Are there limitations to the Court’s opinion?

Yes, the opinion emphasized that the bylaws remain subject to later challenges by plaintiffs who may be affected by the operation of the bylaws in specific circumstances and that plaintiffs may argue that the invocation of the bylaws in certain circumstances is inconsistent with a board’s fiduciary duties. While the Chancellor declined to engage in “what-if” scenarios in upholding these bylaws, he acknowledged that future litigation may challenge whether the bylaws may be found to operate in an unreasonable or unlawful manner (as is the case with any forum-selection provision in a commercial contract).

What uncertainties remain about board-adopted exclusive forum-selection provisions?

A number of meaningful uncertainties still exist after this case. It is unclear how courts outside of Delaware will enforce exclusive forum-selection bylaws if a suit is brought in another jurisdiction. Investors may question boards who elect to adopt these types of bylaws as a governance matter, including the possibility of submitting shareholder proposals seeking their repeal. Finally, some companies may decide that they would rather retain flexibility in terms of litigation forums.

How common is it to get a shareholder proposal to repeal the provision and what has been the advisory firms’ positions?

It has not been common to get a shareholder proposal to repeal the provision, especially since the lawsuits began. Chevron received one in 2012 that went to a vote, which garnered 22% in support of repealing the provision. However, it is likely that proponents have been waiting for this decision, and may submit more proposals for the 2014 season. Contrary to the initial expectations of a good number of commentators, there is a greater risk that the proxy advisory firms will favor these stockholder proposals than anticipated, although the decisions are subject to a case-by-case analysis. For example, ISS requires companies to disclose actual harm suffered from multi-forum litigation (to explain the basis for adopting a forum-selection bylaw). In addition, Glass Lewis has indicated in its policy that it may issue a negative vote recommendation against the chairman of the governance committee if the company adopts an exclusive forum-selection bylaw without stockholder approval.

Have companies sought shareholder approvals to include exclusive forum-selection provisions in their charters instead?

Since 2011, about 12 companies have sought shareholder approval to include the provision in their charters. ISS recommended against the proposals in each instance. All but two passed and one was withdrawn.

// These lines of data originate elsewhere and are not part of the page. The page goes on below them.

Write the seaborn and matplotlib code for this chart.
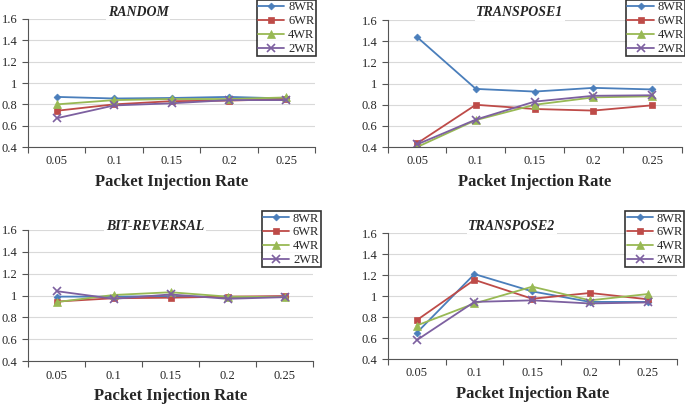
import numpy as np
import pandas as pd
import matplotlib
matplotlib.use("Agg")
import matplotlib.pyplot as plt
import seaborn as sns

# Data
rates = ["0.05", "0.1", "0.15", "0.2", "0.25"]
series = ["8WR", "6WR", "4WR", "2WR"]

random_8 = [0.87, 0.855, 0.86, 0.87, 0.855]
random_6 = [0.74, 0.80, 0.83, 0.835, 0.85]
random_4 = [0.80, 0.84, 0.85, 0.85, 0.865]
random_2 = [0.67, 0.79, 0.81, 0.84, 0.84]

transpose1_8 = [1.44, 0.95, 0.925, 0.96, 0.945]
transpose1_6 = [0.435, 0.80, 0.76, 0.745, 0.795]
transpose1_4 = [0.40, 0.655, 0.80, 0.87, 0.88]
transpose1_2 = [0.425, 0.66, 0.83, 0.885, 0.89]

bitrev_8 = [0.99, 0.99, 0.995, 0.985, 0.99]
bitrev_6 = [0.945, 0.975, 0.98, 0.99, 0.995]
bitrev_4 = [0.94, 1.005, 1.03, 0.99, 0.985]
bitrev_2 = [1.04, 0.97, 1.01, 0.97, 0.985]

transpose2_8 = [0.65, 1.21, 1.045, 0.945, 0.945]
transpose2_6 = [0.77, 1.155, 0.975, 1.03, 0.97]
transpose2_4 = [0.72, 0.93, 1.09, 0.96, 1.02]
transpose2_2 = [0.58, 0.945, 0.96, 0.93, 0.94]

panels = [
    ("RANDOM", [random_8, random_6, random_4, random_2]),
    ("TRANSPOSE1", [transpose1_8, transpose1_6, transpose1_4, transpose1_2]),
    ("BIT-REVERSAL", [bitrev_8, bitrev_6, bitrev_4, bitrev_2]),
    ("TRANSPOSE2", [transpose2_8, transpose2_6, transpose2_4, transpose2_2]),
]

colors = {"8WR": "#4A7EBB", "6WR": "#BE4B48", "4WR": "#98B954", "2WR": "#7D60A0"}
markers = {"8WR": "D", "6WR": "s", "4WR": "^", "2WR": "x"}
msizes = {"8WR": 3.5, "6WR": 5, "4WR": 5.5, "2WR": 5.5}

sns.set_theme(style="white")
plt.rcParams["font.family"] = ["Liberation Serif", "DejaVu Serif"]

fig = plt.figure(figsize=(6.85, 4.04), dpi=100)

# axes rectangles (left, bottom, width, height) in figure fraction
rects = [
    (0.041, 0.636, 0.419, 0.317),
    (0.566, 0.636, 0.429, 0.314),
    (0.041, 0.106, 0.416, 0.325),
    (0.566, 0.111, 0.422, 0.312),
]
# title centres (px) and legend upper-right anchors (figure fraction)
title_pos = [(138, 12), (520, 13), (155, 226), (512, 226)]
legend_anchor = [(0.461, 1.0), (1.0, 1.0), (0.468, 0.477), (0.999, 0.477)]

for (name, vals), rect, tpos, lanc in zip(panels, rects, title_pos, legend_anchor):
    ax = fig.add_axes(rect)
    rows = []
    for s, v in zip(series, vals):
        for i, y in enumerate(v):
            rows.append({"pos": i, "value": y, "series": s})
    df = pd.DataFrame(rows)

    for s in series:
        sub = df[df.series == s]
        sns.lineplot(data=sub, x="pos", y="value", ax=ax, color=colors[s],
                     marker=markers[s], markersize=msizes[s],
                     markeredgecolor=colors[s], markeredgewidth=1.2 if s == "2WR" else 0.5,
                     linewidth=1.3, label=s)

    ax.set_xlim(-0.5, 4.5)
    ax.set_ylim(0.4, 1.6)
    yt = [0.4, 0.6, 0.8, 1.0, 1.2, 1.4, 1.6]
    ax.set_yticks(yt)
    ax.set_yticklabels(["0.4", "0.6", "0.8", "1", "1.2", "1.4", "1.6"], fontsize=9)
    ax.yaxis.grid(True, color="#d9d9d9", linewidth=0.8)
    ax.xaxis.grid(False)
    ax.set_axisbelow(True)

    ax.set_xticks(range(len(rates)))
    ax.set_xticklabels(rates, fontsize=9)
    ax.set_xticks(np.arange(-0.5, 5, 1), minor=True)
    ax.tick_params(axis="x", which="major", length=0, pad=6)
    ax.tick_params(axis="x", which="minor", length=4, width=0.8, color="#555555", bottom=True)
    ax.tick_params(axis="y", length=4, width=0.8, color="#555555", left=True, pad=3.5)

    for sp in ["top", "right"]:
        ax.spines[sp].set_visible(False)
    for sp in ["left", "bottom"]:
        ax.spines[sp].set_color("#555555")
        ax.spines[sp].set_linewidth(0.8)

    ax.set_xlabel("Packet Injection Rate", fontsize=12, fontweight="bold", labelpad=5)
    ax.set_ylabel(None)

    fig.text(tpos[0] / 685, 1 - tpos[1] / 404, name, ha="center", va="center",
             fontsize=10, fontweight="bold", fontstyle="italic",
             bbox=dict(facecolor="white", edgecolor="none", pad=1))

    leg = ax.legend(loc="upper right", bbox_to_anchor=lanc, bbox_transform=fig.transFigure,
                    fontsize=9, frameon=True, fancybox=False, borderpad=0.1,
                    labelspacing=0.15, handlelength=2.1, handletextpad=0.3,
                    borderaxespad=0)
    leg.get_frame().set_edgecolor("black")
    leg.get_frame().set_linewidth(1.2)

fig.savefig("out.png", dpi=100)
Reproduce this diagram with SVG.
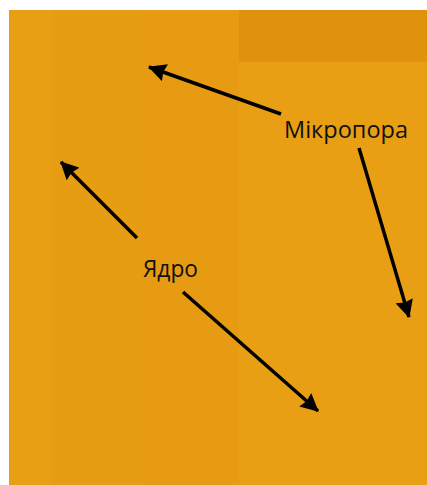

Some were fairly close votes and several of the companies where the proposal passed had fairly high insider ownership, especially in 2013. Given that a company proposal to amend the charter would probably face a negative recommendation from proxy advisory firms, current sentiment is that it would be difficult for companies without any kind of significant insider ownership to be certain the proposal would pass.

What are the pros and cons for including this provision in the charter instead of as a board-adopted bylaw?

Seeking shareholder approval should insulate the company from criticism that the board acted unilaterally. Particularly given this recent decision upholding board-adopted bylaws, a charter provision likely would be upheld by the Delaware courts. Moreover, shareholders seeking to challenge these provisions will face an uphill battle arguing they are not in the shareholders’ best interests.

However, as we noted above, in most cases, for broadly held public companies, it would likely be difficult for the proposal to win. If such a management proposal to amend the charter does not receive majority support from shareholders, it may be more difficult for the board to then adopt a bylaw in the face of votes from shareholders indicating that they disfavor the provision. Even if a charter provision is a possibility, it would also be more difficult to amend or repeal once it is in the charter instead of the bylaws.